++++ INFORMATION SHOWN
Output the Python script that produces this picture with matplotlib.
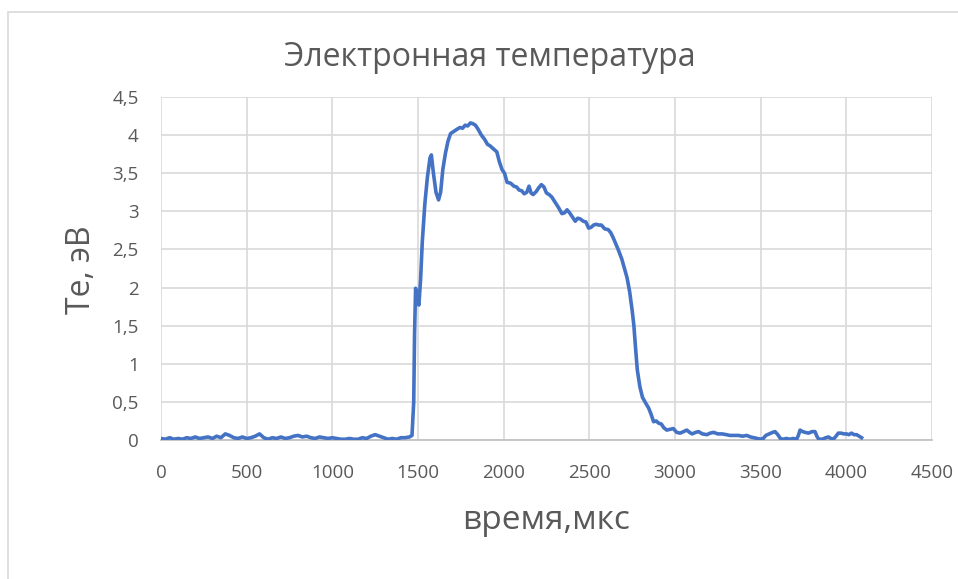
import numpy as np
import matplotlib.pyplot as plt
from matplotlib.ticker import FuncFormatter, MultipleLocator
from matplotlib.patches import Rectangle

# time, us
time_us = [0, 25, 50, 75, 100, 125, 150, 175, 200, 225, 250, 275, 300, 325, 350, 375,
           400, 425, 450, 475, 500, 525, 550, 575, 600, 625, 650, 675, 700, 725, 750,
           775, 800, 825, 850, 875, 900, 925, 950, 975, 1000, 1025, 1050, 1075, 1100,
           1125, 1150, 1175, 1200, 1225, 1250, 1275, 1300, 1325, 1350, 1375, 1400,
           1425, 1450, 1465,
           1475, 1480, 1486, 1495, 1505, 1515, 1525, 1540, 1555, 1570, 1578, 1590,
           1605, 1620, 1632, 1645, 1660, 1675, 1690, 1710, 1730, 1745, 1760, 1775,
           1790, 1806, 1820, 1835, 1850, 1870, 1890, 1905, 1920, 1940, 1960, 1975,
           1990, 2005, 2020, 2040, 2060, 2075, 2090, 2105, 2120, 2135, 2148, 2160,
           2172, 2190, 2205, 2220, 2235, 2250, 2265, 2280, 2300, 2320, 2340, 2355,
           2370, 2385, 2400, 2418, 2432, 2447, 2465, 2480, 2496, 2510, 2525, 2540,
           2555, 2570, 2590, 2610, 2625, 2640, 2655, 2670, 2690, 2705, 2720, 2735,
           2750, 2760, 2770, 2780, 2795, 2810, 2830, 2846, 2860, 2875, 2890, 2905,
           2920, 2935, 2952, 2970, 2990, 3010, 3030, 3050, 3069, 3085, 3100, 3120,
           3137, 3160, 3186, 3205, 3225, 3250, 3275, 3300, 3320, 3342, 3370, 3395,
           3419, 3440, 3460, 3480, 3497, 3515, 3530, 3550, 3570, 3584, 3600, 3615,
           3630, 3650, 3670, 3690, 3710, 3720, 3730, 3745, 3760, 3779, 3800, 3817,
           3830, 3840, 3860, 3880, 3895, 3910, 3924, 3940, 3953, 3970, 3985, 4001,
           4015, 4030, 4045, 4060, 4075, 4089]

# electron temperature, eV
te_ev = [0.02, 0.01, 0.03, 0.01, 0.02, 0.01, 0.03, 0.02, 0.04, 0.02, 0.03, 0.04, 0.02,
         0.05, 0.03, 0.08, 0.06, 0.03, 0.02, 0.04, 0.02, 0.03, 0.05, 0.08, 0.03, 0.01,
         0.03, 0.02, 0.04, 0.02, 0.03, 0.05, 0.06, 0.04, 0.05, 0.03, 0.02, 0.04, 0.03,
         0.02, 0.03, 0.02, 0.01, 0.01, 0.02, 0.01, 0.01, 0.03, 0.02, 0.05, 0.07, 0.05,
         0.03, 0.01, 0.02, 0.01, 0.03, 0.03, 0.04, 0.06,
         0.5, 1.4, 1.99, 1.85, 1.77, 2.1, 2.6, 3.1, 3.45, 3.7, 3.74, 3.5,
         3.25, 3.15, 3.25, 3.55, 3.76, 3.92, 4.02, 4.05, 4.08, 4.10, 4.09, 4.13,
         4.12, 4.16, 4.15, 4.13, 4.08, 4.0, 3.94, 3.88, 3.86, 3.82, 3.78, 3.65,
         3.55, 3.50, 3.38, 3.37, 3.33, 3.32, 3.28, 3.27, 3.23, 3.25, 3.33, 3.24,
         3.22, 3.26, 3.31, 3.35, 3.32, 3.24, 3.22, 3.19, 3.12, 3.05, 2.97, 2.98,
         3.02, 2.98, 2.93, 2.87, 2.91, 2.90, 2.87, 2.86, 2.78, 2.79, 2.82, 2.83,
         2.82, 2.82, 2.77, 2.76, 2.72, 2.65, 2.57, 2.49, 2.37, 2.25, 2.13, 1.95,
         1.70, 1.50, 1.20, 0.92, 0.70, 0.56, 0.48, 0.42, 0.34, 0.24, 0.25, 0.22,
         0.21, 0.16, 0.13, 0.14, 0.15, 0.10, 0.09, 0.11, 0.13, 0.10, 0.08, 0.10,
         0.11, 0.08, 0.07, 0.09, 0.10, 0.08, 0.08, 0.07, 0.06, 0.06, 0.06, 0.05,
         0.06, 0.04, 0.03, 0.02, 0.01, 0.02, 0.06, 0.08, 0.10, 0.11, 0.07, 0.02,
         0.01, 0.02, 0.01, 0.02, 0.01, 0.06, 0.13, 0.11, 0.10, 0.09, 0.11, 0.11,
         0.04, 0.01, 0.01, 0.03, 0.04, 0.02, 0.01, 0.05, 0.09, 0.09, 0.08, 0.08,
         0.07, 0.09, 0.07, 0.07, 0.05, 0.03]

TEXT = '#595959'
W, H = 958, 579
plt.rcParams['font.family'] = ['Open Sans', 'DejaVu Sans']

fig = plt.figure(figsize=(W / 100, H / 100), dpi=100)
# chart frame, only left and top edges fall inside the picture
fig.patches.append(Rectangle((8 / W, -0.1), 1.2, 1 - 12 / H + 0.1, transform=fig.transFigure,
                             fill=False, edgecolor='#D9D9D9', linewidth=1.2))
ax = fig.add_axes([161 / W, 1 - 440 / H, (932 - 161) / W, (440 - 97) / H])

ax.plot(time_us, te_ev, color='#4472C4', linewidth=2.6, solid_joinstyle='round', zorder=3)

ax.set_xlim(0, 4500)
ax.set_ylim(0, 4.5)
ax.xaxis.set_major_locator(MultipleLocator(500))
ax.yaxis.set_major_locator(MultipleLocator(0.5))
ax.yaxis.set_major_formatter(FuncFormatter(lambda v, p: ('%g' % v).replace('.', ',')))
ax.grid(True, color='#D9D9D9', linewidth=1.2, zorder=0)
for s in ['top', 'right', 'left']:
    ax.spines[s].set_visible(False)
ax.spines['bottom'].set_color('#BFBFBF')
ax.spines['bottom'].set_linewidth(1.2)
ax.tick_params(length=0, labelsize=13.5, labelcolor=TEXT)
ax.tick_params(axis='x', pad=17)
ax.tick_params(axis='y', pad=16)

fig.text(490 / W, 1 - 66 / H, 'Электронная температура', fontsize=23, color=TEXT,
         ha='center', va='baseline')
fig.text(546 / W, 1 - 529 / H, 'время,мкс', fontsize=24, color=TEXT,
         ha='center', va='baseline')
fig.text(90 / W, 1 - 270 / H, 'Te, эВ', fontsize=23, color=TEXT, rotation=90,
         ha='center', va='baseline', rotation_mode='anchor')

fig.savefig('out.png', dpi=100)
++++++++
**SET EXERCISE:** Print the full listing exactly, dropping the pictures.

**EXERCISE SOLUTION:**
Output the Python script that produces this picture with matplotlib.
import numpy as np
import matplotlib.pyplot as plt
from matplotlib.ticker import FuncFormatter, MultipleLocator
from matplotlib.patches import Rectangle

# time, us
time_us = [0, 25, 50, 75, 100, 125, 150, 175, 200, 225, 250, 275, 300, 325, 350, 375,
           400, 425, 450, 475, 500, 525, 550, 575, 600, 625, 650, 675, 700, 725, 750,
           775, 800, 825, 850, 875, 900, 925, 950, 975, 1000, 1025, 1050, 1075, 1100,
           1125, 1150, 1175, 1200, 1225, 1250, 1275, 1300, 1325, 1350, 1375, 1400,
           1425, 1450, 1465,
           1475, 1480, 1486, 1495, 1505, 1515, 1525, 1540, 1555, 1570, 1578, 1590,
           1605, 1620, 1632, 1645, 1660, 1675, 1690, 1710, 1730, 1745, 1760, 1775,
           1790, 1806, 1820, 1835, 1850, 1870, 1890, 1905, 1920, 1940, 1960, 1975,
           1990, 2005, 2020, 2040, 2060, 2075, 2090, 2105, 2120, 2135, 2148, 2160,
           2172, 2190, 2205, 2220, 2235, 2250, 2265, 2280, 2300, 2320, 2340, 2355,
           2370, 2385, 2400, 2418, 2432, 2447, 2465, 2480, 2496, 2510, 2525, 2540,
           2555, 2570, 2590, 2610, 2625, 2640, 2655, 2670, 2690, 2705, 2720, 2735,
           2750, 2760, 2770, 2780, 2795, 2810, 2830, 2846, 2860, 2875, 2890, 2905,
           2920, 2935, 2952, 2970, 2990, 3010, 3030, 3050, 3069, 3085, 3100, 3120,
           3137, 3160, 3186, 3205, 3225, 3250, 3275, 3300, 3320, 3342, 3370, 3395,
           3419, 3440, 3460, 3480, 3497, 3515, 3530, 3550, 3570, 3584, 3600, 3615,
           3630, 3650, 3670, 3690, 3710, 3720, 3730, 3745, 3760, 3779, 3800, 3817,
           3830, 3840, 3860, 3880, 3895, 3910, 3924, 3940, 3953, 3970, 3985, 4001,
           4015, 4030, 4045, 4060, 4075, 4089]

# electron temperature, eV
te_ev = [0.02, 0.01, 0.03, 0.01, 0.02, 0.01, 0.03, 0.02, 0.04, 0.02, 0.03, 0.04, 0.02,
         0.05, 0.03, 0.08, 0.06, 0.03, 0.02, 0.04, 0.02, 0.03, 0.05, 0.08, 0.03, 0.01,
         0.03, 0.02, 0.04, 0.02, 0.03, 0.05, 0.06, 0.04, 0.05, 0.03, 0.02, 0.04, 0.03,
         0.02, 0.03, 0.02, 0.01, 0.01, 0.02, 0.01, 0.01, 0.03, 0.02, 0.05, 0.07, 0.05,
         0.03, 0.01, 0.02, 0.01, 0.03, 0.03, 0.04, 0.06,
         0.5, 1.4, 1.99, 1.85, 1.77, 2.1, 2.6, 3.1, 3.45, 3.7, 3.74, 3.5,
         3.25, 3.15, 3.25, 3.55, 3.76, 3.92, 4.02, 4.05, 4.08, 4.10, 4.09, 4.13,
         4.12, 4.16, 4.15, 4.13, 4.08, 4.0, 3.94, 3.88, 3.86, 3.82, 3.78, 3.65,
         3.55, 3.50, 3.38, 3.37, 3.33, 3.32, 3.28, 3.27, 3.23, 3.25, 3.33, 3.24,
         3.22, 3.26, 3.31, 3.35, 3.32, 3.24, 3.22, 3.19, 3.12, 3.05, 2.97, 2.98,
         3.02, 2.98, 2.93, 2.87, 2.91, 2.90, 2.87, 2.86, 2.78, 2.79, 2.82, 2.83,
         2.82, 2.82, 2.77, 2.76, 2.72, 2.65, 2.57, 2.49, 2.37, 2.25, 2.13, 1.95,
         1.70, 1.50, 1.20, 0.92, 0.70, 0.56, 0.48, 0.42, 0.34, 0.24, 0.25, 0.22,
         0.21, 0.16, 0.13, 0.14, 0.15, 0.10, 0.09, 0.11, 0.13, 0.10, 0.08, 0.10,
         0.11, 0.08, 0.07, 0.09, 0.10, 0.08, 0.08, 0.07, 0.06, 0.06, 0.06, 0.05,
         0.06, 0.04, 0.03, 0.02, 0.01, 0.02, 0.06, 0.08, 0.10, 0.11, 0.07, 0.02,
         0.01, 0.02, 0.01, 0.02, 0.01, 0.06, 0.13, 0.11, 0.10, 0.09, 0.11, 0.11,
         0.04, 0.01, 0.01, 0.03, 0.04, 0.02, 0.01, 0.05, 0.09, 0.09, 0.08, 0.08,
         0.07, 0.09, 0.07, 0.07, 0.05, 0.03]

TEXT = '#595959'
W, H = 958, 579
plt.rcParams['font.family'] = ['Open Sans', 'DejaVu Sans']

fig = plt.figure(figsize=(W / 100, H / 100), dpi=100)
# chart frame, only left and top edges fall inside the picture
fig.patches.append(Rectangle((8 / W, -0.1), 1.2, 1 - 12 / H + 0.1, transform=fig.transFigure,
                             fill=False, edgecolor='#D9D9D9', linewidth=1.2))
ax = fig.add_axes([161 / W, 1 - 440 / H, (932 - 161) / W, (440 - 97) / H])

ax.plot(time_us, te_ev, color='#4472C4', linewidth=2.6, solid_joinstyle='round', zorder=3)

ax.set_xlim(0, 4500)
ax.set_ylim(0, 4.5)
ax.xaxis.set_major_locator(MultipleLocator(500))
ax.yaxis.set_major_locator(MultipleLocator(0.5))
ax.yaxis.set_major_formatter(FuncFormatter(lambda v, p: ('%g' % v).replace('.', ',')))
ax.grid(True, color='#D9D9D9', linewidth=1.2, zorder=0)
for s in ['top', 'right', 'left']:
    ax.spines[s].set_visible(False)
ax.spines['bottom'].set_color('#BFBFBF')
ax.spines['bottom'].set_linewidth(1.2)
ax.tick_params(length=0, labelsize=13.5, labelcolor=TEXT)
ax.tick_params(axis='x', pad=17)
ax.tick_params(axis='y', pad=16)

fig.text(490 / W, 1 - 66 / H, 'Электронная температура', fontsize=23, color=TEXT,
         ha='center', va='baseline')
fig.text(546 / W, 1 - 529 / H, 'время,мкс', fontsize=24, color=TEXT,
         ha='center', va='baseline')
fig.text(90 / W, 1 - 270 / H, 'Te, эВ', fontsize=23, color=TEXT, rotation=90,
         ha='center', va='baseline', rotation_mode='anchor')

fig.savefig('out.png', dpi=100)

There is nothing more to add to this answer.